Постиндустриальные изменения в международной экономике все чаще характеризуются в отечественной и зарубежной литературе понятием "глобализация".
Оно интерпретируется главным образом через внешние проявления, включающие конвергенцию национальных потребительских стандартов, формирование технологического и образовательного паритета в группе развитых стран, глобальную деятельность ТНК, функционирование мировых информационных сетей, придающих прозрачность национально-государственным границам и т.д.

В контексте политико-экономического исследования с понятием глобализации связано расширение объекта исследования постиндустриального общества, его логических границ.
Очевидно, что границы национальной экономики утрачивают свое значение, когда речь идет об экономическом движении информации, поскольку сама информация, как экономический ресурс, представляет собой объективированную форму общечеловеческого интеллекта.

Характер взаимосвязи глобализации и информационной экономики аналогичен формированию национальных хозяйственных комплексов в эпоху промышленного переворота и становления капиталистического способа производства.
Иначе говоря, глобальная экономика в информационную эпоху это национальная экономика в эпоху промышленного капитализма.
Конечно, промышленный капитализм инициировал интернационализацию производства.
Но глобализация и интернационализация имеют принципиальное различие.
Если интернационализация производства сопровождалась повышением роли национальных государств, то глобализация означает падение роли национального государства как центрального субъекта международных экономических отношений.

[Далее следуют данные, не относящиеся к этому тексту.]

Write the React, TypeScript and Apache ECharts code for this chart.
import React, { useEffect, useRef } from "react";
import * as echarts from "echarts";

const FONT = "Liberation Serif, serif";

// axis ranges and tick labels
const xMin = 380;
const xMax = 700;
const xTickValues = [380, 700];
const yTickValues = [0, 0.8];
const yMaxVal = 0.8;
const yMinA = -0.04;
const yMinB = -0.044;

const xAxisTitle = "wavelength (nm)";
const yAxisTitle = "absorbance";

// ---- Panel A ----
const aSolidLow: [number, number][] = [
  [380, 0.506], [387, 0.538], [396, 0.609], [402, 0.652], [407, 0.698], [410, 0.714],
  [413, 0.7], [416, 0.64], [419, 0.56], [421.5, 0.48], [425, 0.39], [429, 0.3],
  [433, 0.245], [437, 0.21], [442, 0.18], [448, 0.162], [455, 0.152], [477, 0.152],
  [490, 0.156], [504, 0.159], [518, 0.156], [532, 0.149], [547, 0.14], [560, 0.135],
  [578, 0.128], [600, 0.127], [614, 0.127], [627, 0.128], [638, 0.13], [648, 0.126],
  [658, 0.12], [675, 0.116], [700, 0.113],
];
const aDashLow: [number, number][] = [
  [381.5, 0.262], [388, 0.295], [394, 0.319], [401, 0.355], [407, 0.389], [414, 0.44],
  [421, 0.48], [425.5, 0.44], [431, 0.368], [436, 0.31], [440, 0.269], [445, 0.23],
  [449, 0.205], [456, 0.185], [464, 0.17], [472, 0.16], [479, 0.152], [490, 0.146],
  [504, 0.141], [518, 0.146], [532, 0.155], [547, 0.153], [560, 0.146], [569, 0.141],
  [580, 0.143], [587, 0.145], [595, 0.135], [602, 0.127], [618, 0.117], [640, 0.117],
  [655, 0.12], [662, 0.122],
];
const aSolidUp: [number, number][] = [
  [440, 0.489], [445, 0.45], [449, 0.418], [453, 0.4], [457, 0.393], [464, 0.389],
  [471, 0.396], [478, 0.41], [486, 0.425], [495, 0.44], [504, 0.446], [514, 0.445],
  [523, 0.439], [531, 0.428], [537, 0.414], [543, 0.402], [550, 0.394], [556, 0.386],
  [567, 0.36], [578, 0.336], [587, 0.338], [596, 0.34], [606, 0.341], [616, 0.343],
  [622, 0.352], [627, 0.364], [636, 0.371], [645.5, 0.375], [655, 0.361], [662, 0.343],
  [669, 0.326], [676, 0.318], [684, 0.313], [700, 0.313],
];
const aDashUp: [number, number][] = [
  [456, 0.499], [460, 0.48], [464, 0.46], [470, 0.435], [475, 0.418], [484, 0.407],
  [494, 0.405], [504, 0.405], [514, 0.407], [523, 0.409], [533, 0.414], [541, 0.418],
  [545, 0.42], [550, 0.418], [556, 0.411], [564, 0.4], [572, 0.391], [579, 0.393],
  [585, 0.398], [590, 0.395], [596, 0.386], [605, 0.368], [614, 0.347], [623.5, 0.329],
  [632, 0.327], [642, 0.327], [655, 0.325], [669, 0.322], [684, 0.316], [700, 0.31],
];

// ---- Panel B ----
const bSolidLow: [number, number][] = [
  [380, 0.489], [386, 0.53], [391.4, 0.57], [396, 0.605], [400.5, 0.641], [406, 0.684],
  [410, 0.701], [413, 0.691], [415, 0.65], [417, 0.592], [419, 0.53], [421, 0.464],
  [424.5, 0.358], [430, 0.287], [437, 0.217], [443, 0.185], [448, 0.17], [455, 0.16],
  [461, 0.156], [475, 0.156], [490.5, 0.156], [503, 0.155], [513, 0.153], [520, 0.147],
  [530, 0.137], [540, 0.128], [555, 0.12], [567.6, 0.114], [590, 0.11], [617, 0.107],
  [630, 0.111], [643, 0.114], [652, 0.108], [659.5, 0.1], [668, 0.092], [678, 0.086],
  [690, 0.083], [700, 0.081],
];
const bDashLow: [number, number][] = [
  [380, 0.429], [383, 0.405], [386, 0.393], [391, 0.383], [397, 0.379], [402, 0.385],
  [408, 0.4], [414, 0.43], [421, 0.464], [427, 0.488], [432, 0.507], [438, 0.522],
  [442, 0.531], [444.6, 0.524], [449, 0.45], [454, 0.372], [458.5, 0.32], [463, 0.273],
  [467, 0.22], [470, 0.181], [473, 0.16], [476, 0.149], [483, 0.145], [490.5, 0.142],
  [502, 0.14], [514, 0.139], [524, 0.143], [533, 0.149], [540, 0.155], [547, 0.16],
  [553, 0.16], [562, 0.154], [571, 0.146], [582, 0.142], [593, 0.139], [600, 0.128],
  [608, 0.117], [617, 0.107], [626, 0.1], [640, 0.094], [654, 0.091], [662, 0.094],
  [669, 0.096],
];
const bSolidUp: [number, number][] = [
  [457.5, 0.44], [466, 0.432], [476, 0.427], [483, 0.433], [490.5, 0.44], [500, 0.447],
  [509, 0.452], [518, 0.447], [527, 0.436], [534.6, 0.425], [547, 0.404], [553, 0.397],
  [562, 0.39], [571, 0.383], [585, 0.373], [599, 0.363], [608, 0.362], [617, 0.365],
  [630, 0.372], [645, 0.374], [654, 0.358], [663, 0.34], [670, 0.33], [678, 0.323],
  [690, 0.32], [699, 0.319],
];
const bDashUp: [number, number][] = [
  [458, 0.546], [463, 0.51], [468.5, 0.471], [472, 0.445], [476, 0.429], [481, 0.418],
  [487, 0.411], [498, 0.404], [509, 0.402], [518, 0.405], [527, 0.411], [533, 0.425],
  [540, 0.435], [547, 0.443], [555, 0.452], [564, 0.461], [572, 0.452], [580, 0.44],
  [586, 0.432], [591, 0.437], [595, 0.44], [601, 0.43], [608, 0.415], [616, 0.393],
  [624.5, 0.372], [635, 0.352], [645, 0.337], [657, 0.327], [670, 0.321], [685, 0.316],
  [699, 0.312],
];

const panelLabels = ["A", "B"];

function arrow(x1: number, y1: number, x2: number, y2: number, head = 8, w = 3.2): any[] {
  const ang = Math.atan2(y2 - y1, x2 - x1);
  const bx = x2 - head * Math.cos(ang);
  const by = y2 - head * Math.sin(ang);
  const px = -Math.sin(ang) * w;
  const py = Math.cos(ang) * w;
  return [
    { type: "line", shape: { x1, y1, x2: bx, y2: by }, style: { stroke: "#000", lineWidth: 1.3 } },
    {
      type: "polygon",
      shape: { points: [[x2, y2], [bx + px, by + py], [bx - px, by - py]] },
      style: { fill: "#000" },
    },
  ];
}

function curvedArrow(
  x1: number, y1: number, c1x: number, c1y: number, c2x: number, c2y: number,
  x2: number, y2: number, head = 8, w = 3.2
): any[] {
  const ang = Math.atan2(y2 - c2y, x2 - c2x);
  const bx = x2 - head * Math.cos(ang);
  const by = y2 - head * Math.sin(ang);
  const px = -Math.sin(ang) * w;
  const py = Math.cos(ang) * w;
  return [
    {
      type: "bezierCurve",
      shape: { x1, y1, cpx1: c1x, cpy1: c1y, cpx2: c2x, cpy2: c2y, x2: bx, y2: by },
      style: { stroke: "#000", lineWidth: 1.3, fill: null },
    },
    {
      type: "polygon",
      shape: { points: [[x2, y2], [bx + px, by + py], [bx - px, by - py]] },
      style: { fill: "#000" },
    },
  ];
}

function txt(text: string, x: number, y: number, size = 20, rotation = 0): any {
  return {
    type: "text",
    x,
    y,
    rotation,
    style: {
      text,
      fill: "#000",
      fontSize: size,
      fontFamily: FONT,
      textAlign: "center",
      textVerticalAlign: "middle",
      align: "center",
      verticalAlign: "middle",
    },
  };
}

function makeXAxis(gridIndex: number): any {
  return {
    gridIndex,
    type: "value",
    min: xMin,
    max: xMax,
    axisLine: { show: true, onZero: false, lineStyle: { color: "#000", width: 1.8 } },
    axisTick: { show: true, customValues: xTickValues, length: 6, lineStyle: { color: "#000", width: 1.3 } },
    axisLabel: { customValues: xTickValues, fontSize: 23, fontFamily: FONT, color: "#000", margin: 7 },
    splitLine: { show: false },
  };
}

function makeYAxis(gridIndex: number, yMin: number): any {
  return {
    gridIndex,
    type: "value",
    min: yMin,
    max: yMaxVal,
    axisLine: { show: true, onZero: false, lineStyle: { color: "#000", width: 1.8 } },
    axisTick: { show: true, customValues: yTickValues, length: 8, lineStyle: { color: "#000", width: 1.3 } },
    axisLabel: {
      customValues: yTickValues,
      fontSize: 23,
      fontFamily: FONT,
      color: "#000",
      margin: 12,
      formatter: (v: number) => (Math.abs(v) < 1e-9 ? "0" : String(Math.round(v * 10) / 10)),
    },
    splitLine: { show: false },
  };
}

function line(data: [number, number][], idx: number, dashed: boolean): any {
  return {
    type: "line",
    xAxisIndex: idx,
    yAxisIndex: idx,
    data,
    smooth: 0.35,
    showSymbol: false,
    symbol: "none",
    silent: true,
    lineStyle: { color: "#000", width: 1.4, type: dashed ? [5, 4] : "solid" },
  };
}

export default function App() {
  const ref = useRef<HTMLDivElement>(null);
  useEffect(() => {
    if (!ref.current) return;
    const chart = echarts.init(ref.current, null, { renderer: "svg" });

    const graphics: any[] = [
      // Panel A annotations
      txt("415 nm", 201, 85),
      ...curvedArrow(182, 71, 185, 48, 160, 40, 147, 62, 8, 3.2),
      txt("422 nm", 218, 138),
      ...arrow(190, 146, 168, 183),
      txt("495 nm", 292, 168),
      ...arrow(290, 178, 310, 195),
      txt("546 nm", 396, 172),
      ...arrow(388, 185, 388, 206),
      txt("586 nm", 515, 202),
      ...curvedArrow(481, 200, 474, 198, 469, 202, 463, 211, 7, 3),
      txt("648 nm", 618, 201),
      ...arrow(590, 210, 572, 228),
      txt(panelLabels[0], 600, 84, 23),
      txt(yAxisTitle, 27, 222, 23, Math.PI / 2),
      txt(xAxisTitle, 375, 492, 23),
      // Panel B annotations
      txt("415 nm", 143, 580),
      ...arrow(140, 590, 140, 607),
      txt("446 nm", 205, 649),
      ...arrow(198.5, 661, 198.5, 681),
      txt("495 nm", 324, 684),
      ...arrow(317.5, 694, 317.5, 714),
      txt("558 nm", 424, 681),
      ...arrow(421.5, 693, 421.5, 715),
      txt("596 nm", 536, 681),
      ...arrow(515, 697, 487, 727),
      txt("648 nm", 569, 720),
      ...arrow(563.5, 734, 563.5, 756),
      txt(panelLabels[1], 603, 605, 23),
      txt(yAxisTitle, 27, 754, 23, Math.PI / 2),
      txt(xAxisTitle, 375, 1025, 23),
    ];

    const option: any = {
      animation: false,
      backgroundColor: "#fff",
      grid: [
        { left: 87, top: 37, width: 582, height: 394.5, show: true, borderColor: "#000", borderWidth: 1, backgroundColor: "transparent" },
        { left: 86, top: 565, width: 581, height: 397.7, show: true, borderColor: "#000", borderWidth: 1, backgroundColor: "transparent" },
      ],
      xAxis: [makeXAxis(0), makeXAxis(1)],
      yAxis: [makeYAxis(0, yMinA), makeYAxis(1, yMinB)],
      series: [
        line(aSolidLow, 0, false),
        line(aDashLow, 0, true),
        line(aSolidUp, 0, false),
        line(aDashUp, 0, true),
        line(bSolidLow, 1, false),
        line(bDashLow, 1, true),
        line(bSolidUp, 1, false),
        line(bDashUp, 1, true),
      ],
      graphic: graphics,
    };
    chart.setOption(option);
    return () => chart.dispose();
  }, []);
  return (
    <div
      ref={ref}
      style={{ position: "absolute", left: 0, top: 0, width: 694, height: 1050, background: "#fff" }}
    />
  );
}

Указанные обстоятельства отнюдь не означают отказа от исследования национального хозяйства.
Речь идет об изменении объективной логической субординации этих уровней.
Первичным становится (в тенденции) уровень глобальной экономики.
Процессы, происходящие здесь, определяют изменения в национальной экономике.

Эта объективная логика и должна быть отражена в логике исследования информационной (постиндустриальной) экономики.